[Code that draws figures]
┌────────

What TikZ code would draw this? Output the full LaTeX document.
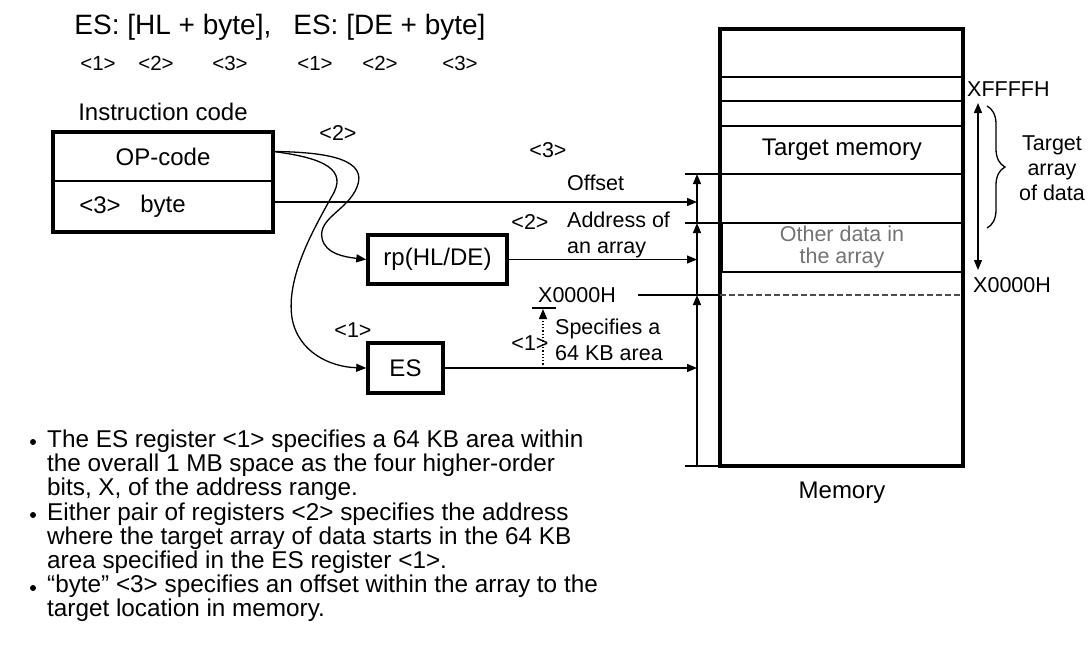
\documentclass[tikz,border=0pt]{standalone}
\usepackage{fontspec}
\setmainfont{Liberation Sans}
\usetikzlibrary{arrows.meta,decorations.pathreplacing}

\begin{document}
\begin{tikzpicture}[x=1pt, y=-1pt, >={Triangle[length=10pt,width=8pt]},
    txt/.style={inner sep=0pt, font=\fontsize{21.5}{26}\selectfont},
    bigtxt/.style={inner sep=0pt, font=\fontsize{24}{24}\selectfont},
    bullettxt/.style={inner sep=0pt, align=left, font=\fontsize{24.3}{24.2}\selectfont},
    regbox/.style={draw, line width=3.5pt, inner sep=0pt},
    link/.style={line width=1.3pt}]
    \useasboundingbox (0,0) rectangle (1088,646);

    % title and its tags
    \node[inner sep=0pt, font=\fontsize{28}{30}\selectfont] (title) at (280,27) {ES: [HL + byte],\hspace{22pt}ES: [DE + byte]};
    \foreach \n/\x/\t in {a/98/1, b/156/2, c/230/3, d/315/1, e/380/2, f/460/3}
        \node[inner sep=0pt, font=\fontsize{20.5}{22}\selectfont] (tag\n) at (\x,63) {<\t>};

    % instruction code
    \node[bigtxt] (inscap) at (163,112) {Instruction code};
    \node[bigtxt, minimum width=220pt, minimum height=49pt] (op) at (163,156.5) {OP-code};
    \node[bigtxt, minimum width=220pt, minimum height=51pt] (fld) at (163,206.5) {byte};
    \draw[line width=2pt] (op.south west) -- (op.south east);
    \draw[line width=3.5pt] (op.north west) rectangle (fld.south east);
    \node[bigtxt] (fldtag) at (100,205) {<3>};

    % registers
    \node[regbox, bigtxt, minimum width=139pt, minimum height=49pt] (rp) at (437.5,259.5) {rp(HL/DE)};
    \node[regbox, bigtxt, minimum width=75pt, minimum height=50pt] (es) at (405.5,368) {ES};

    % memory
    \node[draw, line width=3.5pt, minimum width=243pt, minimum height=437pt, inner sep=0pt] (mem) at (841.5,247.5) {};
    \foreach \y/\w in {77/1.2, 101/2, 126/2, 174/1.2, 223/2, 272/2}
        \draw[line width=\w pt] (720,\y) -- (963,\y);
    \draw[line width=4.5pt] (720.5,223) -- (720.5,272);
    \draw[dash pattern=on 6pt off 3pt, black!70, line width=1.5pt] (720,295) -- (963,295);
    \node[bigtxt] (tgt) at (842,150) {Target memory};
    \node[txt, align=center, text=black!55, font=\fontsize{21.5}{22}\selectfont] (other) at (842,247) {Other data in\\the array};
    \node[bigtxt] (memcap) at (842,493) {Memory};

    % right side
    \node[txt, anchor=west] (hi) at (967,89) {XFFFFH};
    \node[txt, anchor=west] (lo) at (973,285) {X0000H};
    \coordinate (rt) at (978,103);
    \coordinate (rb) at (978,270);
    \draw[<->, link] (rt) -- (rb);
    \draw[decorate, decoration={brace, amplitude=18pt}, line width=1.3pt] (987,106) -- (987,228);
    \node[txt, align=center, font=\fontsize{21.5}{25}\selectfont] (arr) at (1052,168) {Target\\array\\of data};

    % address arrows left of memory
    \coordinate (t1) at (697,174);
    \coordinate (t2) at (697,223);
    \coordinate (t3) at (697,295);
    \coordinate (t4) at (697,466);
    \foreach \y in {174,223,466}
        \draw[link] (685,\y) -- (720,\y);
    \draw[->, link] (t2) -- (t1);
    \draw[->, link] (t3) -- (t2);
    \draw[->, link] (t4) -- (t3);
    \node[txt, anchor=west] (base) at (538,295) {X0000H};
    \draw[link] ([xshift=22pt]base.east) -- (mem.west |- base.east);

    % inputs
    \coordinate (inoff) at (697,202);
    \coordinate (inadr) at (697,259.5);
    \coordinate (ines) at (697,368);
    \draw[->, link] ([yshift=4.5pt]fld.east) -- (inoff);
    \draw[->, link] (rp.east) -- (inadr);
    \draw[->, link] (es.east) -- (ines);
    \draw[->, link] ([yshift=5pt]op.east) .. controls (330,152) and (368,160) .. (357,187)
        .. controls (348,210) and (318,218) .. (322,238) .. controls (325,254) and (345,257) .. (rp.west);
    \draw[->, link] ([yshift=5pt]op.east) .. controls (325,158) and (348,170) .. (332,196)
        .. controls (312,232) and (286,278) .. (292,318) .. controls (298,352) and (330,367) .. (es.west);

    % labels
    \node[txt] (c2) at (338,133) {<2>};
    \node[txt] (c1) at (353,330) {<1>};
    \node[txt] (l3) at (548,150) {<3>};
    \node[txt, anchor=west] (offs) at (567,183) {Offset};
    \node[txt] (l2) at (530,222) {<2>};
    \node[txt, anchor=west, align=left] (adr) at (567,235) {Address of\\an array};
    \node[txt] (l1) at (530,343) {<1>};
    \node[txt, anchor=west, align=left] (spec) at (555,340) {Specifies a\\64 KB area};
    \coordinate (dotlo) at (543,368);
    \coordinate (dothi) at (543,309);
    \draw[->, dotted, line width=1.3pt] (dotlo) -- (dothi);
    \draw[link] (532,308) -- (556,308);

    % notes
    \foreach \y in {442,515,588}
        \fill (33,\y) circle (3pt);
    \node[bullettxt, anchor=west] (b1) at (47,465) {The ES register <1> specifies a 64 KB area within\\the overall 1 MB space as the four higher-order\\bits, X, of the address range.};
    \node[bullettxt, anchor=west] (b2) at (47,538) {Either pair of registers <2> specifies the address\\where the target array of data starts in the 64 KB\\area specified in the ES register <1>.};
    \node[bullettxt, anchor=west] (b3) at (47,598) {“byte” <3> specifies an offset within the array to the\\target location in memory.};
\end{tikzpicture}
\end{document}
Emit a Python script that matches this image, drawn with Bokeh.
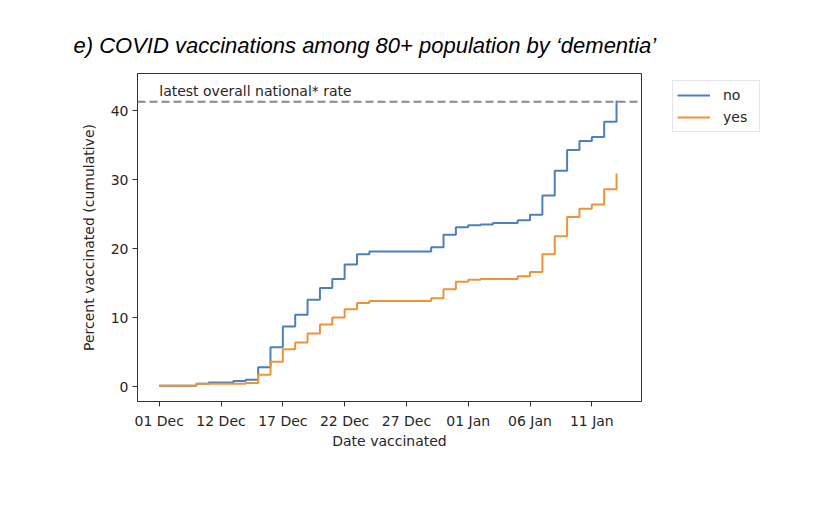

└────────

# GIVEN TASK
Do not copy the pictures, but repeat every line exactly.

# PROBLEM SOLUTION
What TikZ code would draw this? Output the full LaTeX document.
\documentclass[tikz,border=0pt]{standalone}
\usepackage{fontspec}
\setmainfont{Liberation Sans}
\usetikzlibrary{arrows.meta,decorations.pathreplacing}

\begin{document}
\begin{tikzpicture}[x=1pt, y=-1pt, >={Triangle[length=10pt,width=8pt]},
    txt/.style={inner sep=0pt, font=\fontsize{21.5}{26}\selectfont},
    bigtxt/.style={inner sep=0pt, font=\fontsize{24}{24}\selectfont},
    bullettxt/.style={inner sep=0pt, align=left, font=\fontsize{24.3}{24.2}\selectfont},
    regbox/.style={draw, line width=3.5pt, inner sep=0pt},
    link/.style={line width=1.3pt}]
    \useasboundingbox (0,0) rectangle (1088,646);

    % title and its tags
    \node[inner sep=0pt, font=\fontsize{28}{30}\selectfont] (title) at (280,27) {ES: [HL + byte],\hspace{22pt}ES: [DE + byte]};
    \foreach \n/\x/\t in {a/98/1, b/156/2, c/230/3, d/315/1, e/380/2, f/460/3}
        \node[inner sep=0pt, font=\fontsize{20.5}{22}\selectfont] (tag\n) at (\x,63) {<\t>};

    % instruction code
    \node[bigtxt] (inscap) at (163,112) {Instruction code};
    \node[bigtxt, minimum width=220pt, minimum height=49pt] (op) at (163,156.5) {OP-code};
    \node[bigtxt, minimum width=220pt, minimum height=51pt] (fld) at (163,206.5) {byte};
    \draw[line width=2pt] (op.south west) -- (op.south east);
    \draw[line width=3.5pt] (op.north west) rectangle (fld.south east);
    \node[bigtxt] (fldtag) at (100,205) {<3>};

    % registers
    \node[regbox, bigtxt, minimum width=139pt, minimum height=49pt] (rp) at (437.5,259.5) {rp(HL/DE)};
    \node[regbox, bigtxt, minimum width=75pt, minimum height=50pt] (es) at (405.5,368) {ES};

    % memory
    \node[draw, line width=3.5pt, minimum width=243pt, minimum height=437pt, inner sep=0pt] (mem) at (841.5,247.5) {};
    \foreach \y/\w in {77/1.2, 101/2, 126/2, 174/1.2, 223/2, 272/2}
        \draw[line width=\w pt] (720,\y) -- (963,\y);
    \draw[line width=4.5pt] (720.5,223) -- (720.5,272);
    \draw[dash pattern=on 6pt off 3pt, black!70, line width=1.5pt] (720,295) -- (963,295);
    \node[bigtxt] (tgt) at (842,150) {Target memory};
    \node[txt, align=center, text=black!55, font=\fontsize{21.5}{22}\selectfont] (other) at (842,247) {Other data in\\the array};
    \node[bigtxt] (memcap) at (842,493) {Memory};

    % right side
    \node[txt, anchor=west] (hi) at (967,89) {XFFFFH};
    \node[txt, anchor=west] (lo) at (973,285) {X0000H};
    \coordinate (rt) at (978,103);
    \coordinate (rb) at (978,270);
    \draw[<->, link] (rt) -- (rb);
    \draw[decorate, decoration={brace, amplitude=18pt}, line width=1.3pt] (987,106) -- (987,228);
    \node[txt, align=center, font=\fontsize{21.5}{25}\selectfont] (arr) at (1052,168) {Target\\array\\of data};

    % address arrows left of memory
    \coordinate (t1) at (697,174);
    \coordinate (t2) at (697,223);
    \coordinate (t3) at (697,295);
    \coordinate (t4) at (697,466);
    \foreach \y in {174,223,466}
        \draw[link] (685,\y) -- (720,\y);
    \draw[->, link] (t2) -- (t1);
    \draw[->, link] (t3) -- (t2);
    \draw[->, link] (t4) -- (t3);
    \node[txt, anchor=west] (base) at (538,295) {X0000H};
    \draw[link] ([xshift=22pt]base.east) -- (mem.west |- base.east);

    % inputs
    \coordinate (inoff) at (697,202);
    \coordinate (inadr) at (697,259.5);
    \coordinate (ines) at (697,368);
    \draw[->, link] ([yshift=4.5pt]fld.east) -- (inoff);
    \draw[->, link] (rp.east) -- (inadr);
    \draw[->, link] (es.east) -- (ines);
    \draw[->, link] ([yshift=5pt]op.east) .. controls (330,152) and (368,160) .. (357,187)
        .. controls (348,210) and (318,218) .. (322,238) .. controls (325,254) and (345,257) .. (rp.west);
    \draw[->, link] ([yshift=5pt]op.east) .. controls (325,158) and (348,170) .. (332,196)
        .. controls (312,232) and (286,278) .. (292,318) .. controls (298,352) and (330,367) .. (es.west);

    % labels
    \node[txt] (c2) at (338,133) {<2>};
    \node[txt] (c1) at (353,330) {<1>};
    \node[txt] (l3) at (548,150) {<3>};
    \node[txt, anchor=west] (offs) at (567,183) {Offset};
    \node[txt] (l2) at (530,222) {<2>};
    \node[txt, anchor=west, align=left] (adr) at (567,235) {Address of\\an array};
    \node[txt] (l1) at (530,343) {<1>};
    \node[txt, anchor=west, align=left] (spec) at (555,340) {Specifies a\\64 KB area};
    \coordinate (dotlo) at (543,368);
    \coordinate (dothi) at (543,309);
    \draw[->, dotted, line width=1.3pt] (dotlo) -- (dothi);
    \draw[link] (532,308) -- (556,308);

    % notes
    \foreach \y in {442,515,588}
        \fill (33,\y) circle (3pt);
    \node[bullettxt, anchor=west] (b1) at (47,465) {The ES register <1> specifies a 64 KB area within\\the overall 1 MB space as the four higher-order\\bits, X, of the address range.};
    \node[bullettxt, anchor=west] (b2) at (47,538) {Either pair of registers <2> specifies the address\\where the target array of data starts in the 64 KB\\area specified in the ES register <1>.};
    \node[bullettxt, anchor=west] (b3) at (47,598) {“byte” <3> specifies an offset within the array to the\\target location in memory.};
\end{tikzpicture}
\end{document}
Emit a Python script that matches this image, drawn with Bokeh.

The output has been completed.